自己犠牲を求める市民感覚と、損するなという株主感覚と、両方に答えられる透明な決算書。これを作って公表できるなら、日テレも立派だけど。

日テレ社員の自己犠牲は何か?

社員であり市民である人たち。この日は有給休暇にして只働きをするのか?。いつもと変わらない日常なのか?。番組のために働く委託先も何が自己犠牲になるのか?。一人の市民として募金するだけなのか?。
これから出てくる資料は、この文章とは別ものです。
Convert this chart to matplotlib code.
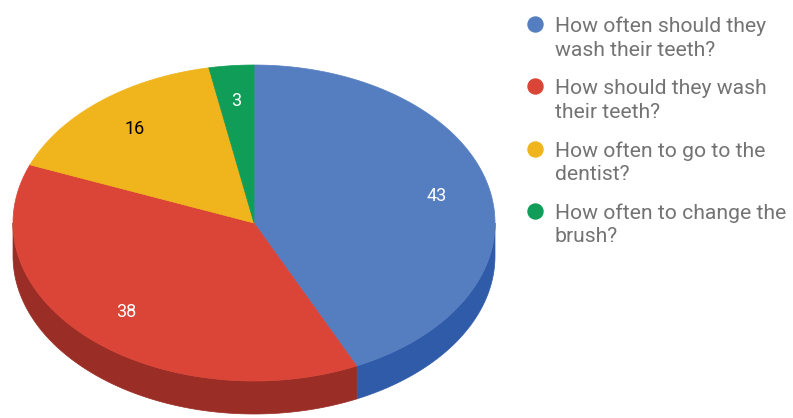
import numpy as np
import matplotlib
matplotlib.use("Agg")
import matplotlib.pyplot as plt
from matplotlib.patches import Polygon

categories = [
    "How often should they\nwash their teeth?",
    "How should they wash\ntheir teeth?",
    "How often to go to the\ndentist?",
    "How often to change the\nbrush?",
]
values = [43, 38, 16, 3]
top_colors = ["#557ec1", "#db4537", "#f0b41c", "#0f9d58"]
side_colors = ["#2f5ba9", "#9a2d25", "#a87d10", "#0a6e3d"]
label_colors = ["white", "white", "black", "white"]

W, H = 793, 418
fig = plt.figure(figsize=(W / 100, H / 100), dpi=100)
ax = fig.add_axes([0, 0, 1, 1])
ax.set_xlim(0, W)
ax.set_ylim(H, 0)
ax.axis("off")

cx, cy = 254, 223      # pie centre (pixels)
rx, ry = 241, 158      # ellipse radii
depth = 33             # thickness of the pie rim


def pt(theta, dy=0.0):
    return cx + rx * np.cos(theta), cy - ry * np.sin(theta) + dy


total = float(sum(values))
start = np.pi / 2
bounds = []
a = start
for v in values:
    b = a - 2 * np.pi * v / total
    bounds.append((a, b))
    a = b

# rim: only the front half (sin < 0) is visible
for (a0, a1), sc in zip(bounds, side_colors):
    for shift in (0, 2 * np.pi, -2 * np.pi):
        lo, hi = a1 + shift, a0 + shift
        lo_c, hi_c = max(lo, -np.pi), min(hi, 0.0)
        if hi_c > lo_c:
            t = np.linspace(lo_c, hi_c, 120)
            xs, ys = pt(t)
            xb, yb = pt(t[::-1], depth)
            poly = np.column_stack([np.r_[xs, xb], np.r_[ys, yb]])
            ax.add_patch(Polygon(poly, closed=True, facecolor=sc,
                                 edgecolor=sc, lw=0.5))

# top face
for (a0, a1), tc in zip(bounds, top_colors):
    t = np.linspace(a0, a1, 200)
    xs, ys = pt(t)
    poly = np.column_stack([np.r_[cx, xs], np.r_[cy, ys]])
    ax.add_patch(Polygon(poly, closed=True, facecolor=tc, edgecolor=tc, lw=0.5))

# slice value labels
for (a0, a1), v, lc in zip(bounds, values, label_colors):
    m = (a0 + a1) / 2
    x = cx + 0.775 * rx * np.cos(m)
    y = cy - 0.775 * ry * np.sin(m)
    ax.text(x, y, str(v), color=lc, fontsize=13, family="Roboto",
            ha="center", va="center")

# legend
lx, base0, step, lead = 535, 32, 62.3, 23.5
for i, (lab, tc) in enumerate(zip(categories, top_colors)):
    b = base0 + i * step
    ax.plot([lx], [b - 8], "o", ms=10.8, color=tc, mec=tc)
    for j, line in enumerate(lab.split("\n")):
        ax.text(lx + 20, b + j * lead, line, color="#737373", fontsize=15.2,
                family="Roboto", ha="left", va="baseline")

fig.savefig("out.png", dpi=100)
ボランティアにマイクを向けてインタビューしているアナウンサーにはお金を貰ってその場に立っていて、インタビューを受けている人は無給あるいは持ち出しでその場に立っている。相手には自己犠牲を要求し、自分は何も失わない。必死の絶叫アナウンスは共感を求めているものだろうが、お前にはその資格はないと切り捨てられても可笑しくない。

出演者/事務所の自己犠牲は何か?

出演料は辞退しますと事務所が言うのか。出演料にぶら下がって生きている多くの人間が居るから辞退はできないのか。

自分は金儲けの場に立ち、無給薄給で頑張る慈善活動の人たちに声を掛けている出演者はどういう存在だろう。

タレントが映し出されたら、この事務所は出演料を辞退しましたとテロップを流すのがいいだろう。でお日テレも根性が無いからそんなことは出来ない。自分も辞退しないのに出演者に辞退させるわけには行かない。

スポンサー企業の自己犠牲は何か?

この日はスポンサーなしで始まっていたと思うが今頃は割りと普通にコマーシャルが流れている。

広告は全て企業名テロップに変えてもらって構わない、とでも言えば若干自己犠牲かな。広告は打てないのだから。日テレにはテロップ広告代を払い、普通の広告相当を募金すれば立派なものだ。むしろ嫌がるのは日テレかも知れない。

「24時間テレビ」現象は慈善事業を食い物にするビジネスモデルを日テレが作り上げたと考えると分かりやすい。ネット上の怒りは当然だし、他局が似たような企画の番組を始めているのも理解できる。好感度が上がって金儲けも出来る。

「愛は地球を救う?」現実は日テレを儲けさせているだけではないか?

しかし、

これからは必ずしも好感度は上がらない。弱者に群がる守銭奴の日テレかと胡散臭く見る人が増える。流していい広告なんかユニセフとか赤十字あたりに抑えなければ駄目でしょう。弱者のことをこの日は皆で真剣に考えましょうといっておいて、いつもの広告を流す無神経さ。広告会社のイメージは最悪。こんな企業はどんな緊急時の対応もいい加減だろうとおもう。

視聴者の自己犠牲?

番組を見て、実態を理解すること。共感を持って支援機会を持つこと。